Amanda Sandidge Says Daughter Was Wrongfully Strip-Searched For Drugs, Sues Turner School District

Mom: Teen Felt 'Threatened, Coerced' By School To Expose Self For School Strip Search

The mother of a girl who says she was wrongfully strip searched at school is speaking out against the district.

Amanda Sandidge is suing Kansas' Turner School District after she said school officials forced her daughter to lift her shirt and bra, exposing herself in December, when another student falsely accused the then-15-year-old teen of possessing drugs at school.

"What comes next?" Sandidge said to KCTV. "If somebody else comes in there and says that somebody else has something hidden in another private area, is that child going to be expected to expose that area? When does it stop?"

According to the suit, the incident was instigated by a vengeful student who went to school officials falsely claiming that Sandidge's daughter had marijuana or drug paraphernalia. After the search turned up nothing, school officials learned that the accusation was fabricated because Sandidge's daughter had been talking to a boy that the tipster liked, The Kansas City Star reports.

The mother says her daughter felt "forced, threatened and coerced into exposing herself" and is seeking more than $75,000 in damages. But the district has filed a motion in federal court to dismiss the suit. District and school officials contend that the student was taken to the nurse's office and asked to pull her bra forward with her shirt untucked.
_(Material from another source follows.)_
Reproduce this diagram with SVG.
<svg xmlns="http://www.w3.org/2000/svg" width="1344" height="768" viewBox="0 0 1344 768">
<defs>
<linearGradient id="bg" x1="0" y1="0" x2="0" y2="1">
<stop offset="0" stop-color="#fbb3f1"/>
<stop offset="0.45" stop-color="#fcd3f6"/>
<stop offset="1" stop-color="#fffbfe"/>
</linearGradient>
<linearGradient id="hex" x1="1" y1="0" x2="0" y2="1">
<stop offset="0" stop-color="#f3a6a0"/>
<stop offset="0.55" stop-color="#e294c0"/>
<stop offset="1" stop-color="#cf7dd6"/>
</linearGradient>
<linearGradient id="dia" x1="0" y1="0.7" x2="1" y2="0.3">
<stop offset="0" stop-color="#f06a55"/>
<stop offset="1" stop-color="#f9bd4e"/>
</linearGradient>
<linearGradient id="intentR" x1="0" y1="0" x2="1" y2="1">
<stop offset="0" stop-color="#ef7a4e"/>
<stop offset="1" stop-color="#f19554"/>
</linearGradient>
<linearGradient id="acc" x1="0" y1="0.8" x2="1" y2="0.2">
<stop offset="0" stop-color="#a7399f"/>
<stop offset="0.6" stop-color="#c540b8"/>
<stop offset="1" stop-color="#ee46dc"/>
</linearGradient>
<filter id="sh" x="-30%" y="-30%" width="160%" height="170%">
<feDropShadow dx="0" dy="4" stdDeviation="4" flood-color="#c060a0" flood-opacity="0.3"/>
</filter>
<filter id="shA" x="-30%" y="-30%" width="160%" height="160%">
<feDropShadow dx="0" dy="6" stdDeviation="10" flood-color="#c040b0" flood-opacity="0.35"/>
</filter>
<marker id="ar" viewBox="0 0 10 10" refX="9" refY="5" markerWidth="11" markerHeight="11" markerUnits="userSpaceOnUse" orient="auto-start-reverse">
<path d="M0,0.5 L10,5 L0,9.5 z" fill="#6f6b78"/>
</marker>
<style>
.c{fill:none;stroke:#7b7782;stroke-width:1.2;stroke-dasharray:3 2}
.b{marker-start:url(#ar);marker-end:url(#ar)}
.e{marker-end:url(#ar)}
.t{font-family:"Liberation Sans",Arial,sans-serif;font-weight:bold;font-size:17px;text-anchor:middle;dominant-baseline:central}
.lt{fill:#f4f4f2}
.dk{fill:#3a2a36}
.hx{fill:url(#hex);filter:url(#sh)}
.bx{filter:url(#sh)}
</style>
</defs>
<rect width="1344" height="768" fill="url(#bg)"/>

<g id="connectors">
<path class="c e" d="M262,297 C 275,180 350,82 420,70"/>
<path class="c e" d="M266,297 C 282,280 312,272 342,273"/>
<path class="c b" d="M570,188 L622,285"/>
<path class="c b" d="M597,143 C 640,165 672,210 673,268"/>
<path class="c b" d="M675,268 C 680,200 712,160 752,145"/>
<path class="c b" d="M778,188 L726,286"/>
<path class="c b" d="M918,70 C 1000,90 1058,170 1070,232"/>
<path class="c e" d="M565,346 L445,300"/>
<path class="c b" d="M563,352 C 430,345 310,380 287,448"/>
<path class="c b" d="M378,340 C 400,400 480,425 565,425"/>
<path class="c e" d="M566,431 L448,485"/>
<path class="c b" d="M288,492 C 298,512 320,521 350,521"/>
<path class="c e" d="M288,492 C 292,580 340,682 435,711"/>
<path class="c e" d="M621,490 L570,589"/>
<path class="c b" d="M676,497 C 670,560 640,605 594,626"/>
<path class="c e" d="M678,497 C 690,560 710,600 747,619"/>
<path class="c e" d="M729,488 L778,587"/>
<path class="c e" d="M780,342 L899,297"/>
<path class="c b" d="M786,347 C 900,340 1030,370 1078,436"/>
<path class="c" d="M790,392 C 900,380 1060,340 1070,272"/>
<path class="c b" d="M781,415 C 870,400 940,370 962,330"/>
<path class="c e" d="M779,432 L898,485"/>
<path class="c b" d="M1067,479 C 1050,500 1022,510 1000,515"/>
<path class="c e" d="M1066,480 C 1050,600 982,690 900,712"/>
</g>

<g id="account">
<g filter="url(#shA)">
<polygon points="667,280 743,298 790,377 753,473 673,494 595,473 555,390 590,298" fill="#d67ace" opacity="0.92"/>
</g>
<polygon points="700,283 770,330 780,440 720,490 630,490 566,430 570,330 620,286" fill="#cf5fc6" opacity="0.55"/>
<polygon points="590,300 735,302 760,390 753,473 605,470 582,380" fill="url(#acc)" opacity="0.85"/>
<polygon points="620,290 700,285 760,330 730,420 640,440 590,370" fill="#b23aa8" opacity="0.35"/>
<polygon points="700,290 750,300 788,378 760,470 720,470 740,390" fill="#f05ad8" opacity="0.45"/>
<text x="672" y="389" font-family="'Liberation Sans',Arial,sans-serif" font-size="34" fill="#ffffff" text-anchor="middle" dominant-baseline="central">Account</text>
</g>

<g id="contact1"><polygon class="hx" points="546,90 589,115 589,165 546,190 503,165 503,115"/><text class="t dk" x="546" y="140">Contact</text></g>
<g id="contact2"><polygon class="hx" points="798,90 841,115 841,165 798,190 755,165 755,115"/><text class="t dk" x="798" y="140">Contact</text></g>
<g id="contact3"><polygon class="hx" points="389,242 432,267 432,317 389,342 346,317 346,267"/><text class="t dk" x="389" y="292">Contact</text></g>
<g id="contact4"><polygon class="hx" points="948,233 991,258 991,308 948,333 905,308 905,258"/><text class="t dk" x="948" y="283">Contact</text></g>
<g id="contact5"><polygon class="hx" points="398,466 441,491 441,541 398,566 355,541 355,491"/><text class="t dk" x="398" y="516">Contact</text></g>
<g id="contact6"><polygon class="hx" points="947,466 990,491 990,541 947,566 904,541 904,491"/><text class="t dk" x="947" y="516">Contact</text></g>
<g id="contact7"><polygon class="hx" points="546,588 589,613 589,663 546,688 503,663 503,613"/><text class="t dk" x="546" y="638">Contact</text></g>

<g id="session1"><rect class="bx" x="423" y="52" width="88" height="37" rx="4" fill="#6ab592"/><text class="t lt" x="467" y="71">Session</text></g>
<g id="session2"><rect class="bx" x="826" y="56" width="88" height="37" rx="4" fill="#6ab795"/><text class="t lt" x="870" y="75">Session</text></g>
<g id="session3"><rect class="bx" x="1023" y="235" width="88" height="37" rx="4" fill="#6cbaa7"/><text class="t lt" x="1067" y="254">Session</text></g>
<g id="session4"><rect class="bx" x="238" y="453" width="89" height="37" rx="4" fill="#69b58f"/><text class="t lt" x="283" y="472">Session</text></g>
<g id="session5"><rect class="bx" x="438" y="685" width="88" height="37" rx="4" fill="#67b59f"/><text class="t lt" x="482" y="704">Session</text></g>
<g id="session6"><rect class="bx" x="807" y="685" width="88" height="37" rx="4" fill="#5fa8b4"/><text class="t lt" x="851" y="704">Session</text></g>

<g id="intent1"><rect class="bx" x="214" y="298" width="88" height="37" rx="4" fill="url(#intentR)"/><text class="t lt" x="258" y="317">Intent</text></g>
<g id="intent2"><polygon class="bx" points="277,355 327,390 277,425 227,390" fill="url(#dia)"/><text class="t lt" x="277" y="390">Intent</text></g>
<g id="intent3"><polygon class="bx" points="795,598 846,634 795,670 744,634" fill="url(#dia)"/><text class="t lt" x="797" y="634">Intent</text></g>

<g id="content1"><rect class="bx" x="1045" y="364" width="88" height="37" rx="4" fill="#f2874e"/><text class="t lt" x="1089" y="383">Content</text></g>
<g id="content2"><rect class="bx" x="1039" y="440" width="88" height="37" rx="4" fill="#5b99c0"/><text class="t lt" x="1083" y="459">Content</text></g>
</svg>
"Although the student has labeled this a 'strip search,' at no point in time was the student ever asked to nor did she remove any article of clothing," Turner Superintendent Michelle Sedler said in a statement to Fox 4 KC.

Kansas state statutes define a strip search as "removing or rearranging some or all of a person's clothing, by or at the direction of a law enforcement officer." The court will decide within the next few months whether that definition applies to Sandidge's case.

The mother says that the incident has forced her daughter to drop out of school from harassment and is now taking her classes online. The teen is also refusing to leave the house.

"I hate seeing a teenage girl who should be out having fun and doing fun stuff for the summer in her room," Sandidge told KCTV. "I am the voice for my child and for every other parent out there who doesn't ever want to be in the position I am with a child that just went through this."

Her case is similar to one out of Georgia in February, when a middle school student filed a suit claiming he was traumatized and humiliated by a forced strip search in the principal's office.

The event allegedly took place in front of his classmates, who said he had marijuana, and led to emotional distress from subsequent taunting by peers who called him "Superman" for the underwear he was wearing, according to the complaint. No drugs were found.

Another incident in North Carolina sparked outrage in June when an even younger student was reportedly strip searched by an assistant principal who accused a third-grader of stealing money.

The child was reportedly ordered to strip to his boxers, though the missing money was later recovered under a cafeteria table. A lawsuit has also been filed against the school.